The G-20: Asia's Central Banks Face a Policy DilemmaBy
It's called the impossible trinity, and it's an economist's way of saying "you can't have your cake and eat it too." Conceived by Nobel Prize winner Robert A. Mundell and International Monetary Fund economist Marcus Fleming in the 1960s, the hypothesis states that no country can have an open capital account (in which portfolio and direct investment moves in and out of a country freely), a fixed or closely limited exchange rate, and an independent monetary policy. It's certainly possible to pursue two of the three policies successfully. If a country's government tries all three, however, something has to give.
The impossible trinity is a fascinating concept for academics: Now it's turning into a painful reality for the central bankers and finance ministers of Asia. As interest rates and growth have sagged in the U.S., investors have poured their money into the still immature markets of Asia, placing unbearable upward pressure on currencies, driving asset prices and stocks sky-high, and stoking the fires of inflation.
With officials headed to Seoul for the meeting of the Group of 20 economies, the representatives of China, Korea, Indonesia, and other countries were expected to voice their anxiety over the challenges they face. They have already vented freely at the Federal Reserve for its plan to spend another $600 billion on asset purchases to lower U.S. rates even further.
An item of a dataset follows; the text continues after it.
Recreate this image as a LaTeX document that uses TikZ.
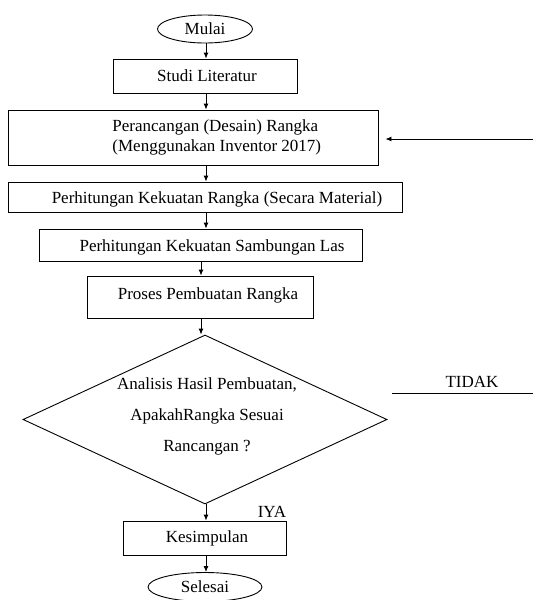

Until recently, many Asian governments allowed free flows of capital and kept their exchange rates fixed. To keep their currencies from rising, they often printed money and bought dollars with it. In effect, they adopted the easy-money policy of the Federal Reserve. Asian policymakers now are starting to realize that they can't have it all. "One of the worst jobs in the world next year is being an Asian central banker," said Robert Subbaraman, Nomura Holdings' (NMR) chief economist for Asia excluding Japan. "This 'impossible trinity' dilemma is starting to bite. They are facing capital inflows that potentially can be very destabilizing."
Asia has attracted $2.3 billion of capital daily since April 2009, according to DBS Group Holdings. Stock markets in India, Indonesia, Malaysia, and the Philippines have reached record levels. The MSCI Emerging Market Asia Index of stocks has advanced more than 17 percent this year, compared with 9 percent for the Standard & Poor's 500-stock index. All of the region's major currencies, except the greenback-pegged Hong Kong dollar, have strengthened, even as policymakers across the region seek to stem the gains to keep exports flowing.
In India, where the central bank has raised interest rates six times this year, officials acknowledge the dilemma: If they jack up rates to smother inflation, they also lure foreign money in search of double-digit returns. The outside money in turn inflates prices in real estate and stocks—which forces the central bank to push up rates even more. "At the national level, we have to manage the impossible trinity," Reserve Bank of India Governor Duvvuri Subbarao said on Oct. 27 in Mumbai. "Managing exchange rates in the face of volatile inflows entails a cost no matter what you do."
Interest Rate Pause
To avoid another flood of foreign capital, the central banks of Malaysia, Thailand, and Korea have paused in raising interest rates. The central banks of Indonesia and the Philippines haven't lifted rates. Yet central banks may fall "behind the curve" should they keep borrowing costs low, even as inflationary pressures increase, says Chetan Ahya, an economist at Morgan Stanley (MS) in Singapore. China held steady on rates until October. Now the government may miss its goal of keeping inflation to 3 percent this year, Zhang Ping, head of the National Development and Reform Commission, said in early November.
Capital controls may be the only answer for some governments. To make outside investors pause, Thailand last month removed a 15 percent tax exemption for foreigners on income from domestic bonds. On Oct. 29, Thai central bank Governor Prasarn Trairatvorakul said he wouldn't rule out controls if the baht's appreciation accelerates.
In South Korea, where a bank tax and a levy on financial transactions are under consideration, central bank Governor Kim Choong Soo has said capital controls may be "useful." The Indonesia central bank said it may extend a holding period for foreign purchases of central bank notes to three months from one. "We are going to see more capital controls," says Robert Prior-Wandesforde, head of India and Southeast Asia economics at Credit Suisse (CS) in Singapore. "QE2 [Bernanke's policy of bond purchases] will just accentuate it." Above all, Asia does not want its economy affected by decisions made in Washington, says Nomura's Subbaraman. "We need to set economic policy based on our own cycle."
The bottom line: Asian central banks realize they cannot have free capital flows, controlled currencies, and low rates at the same time.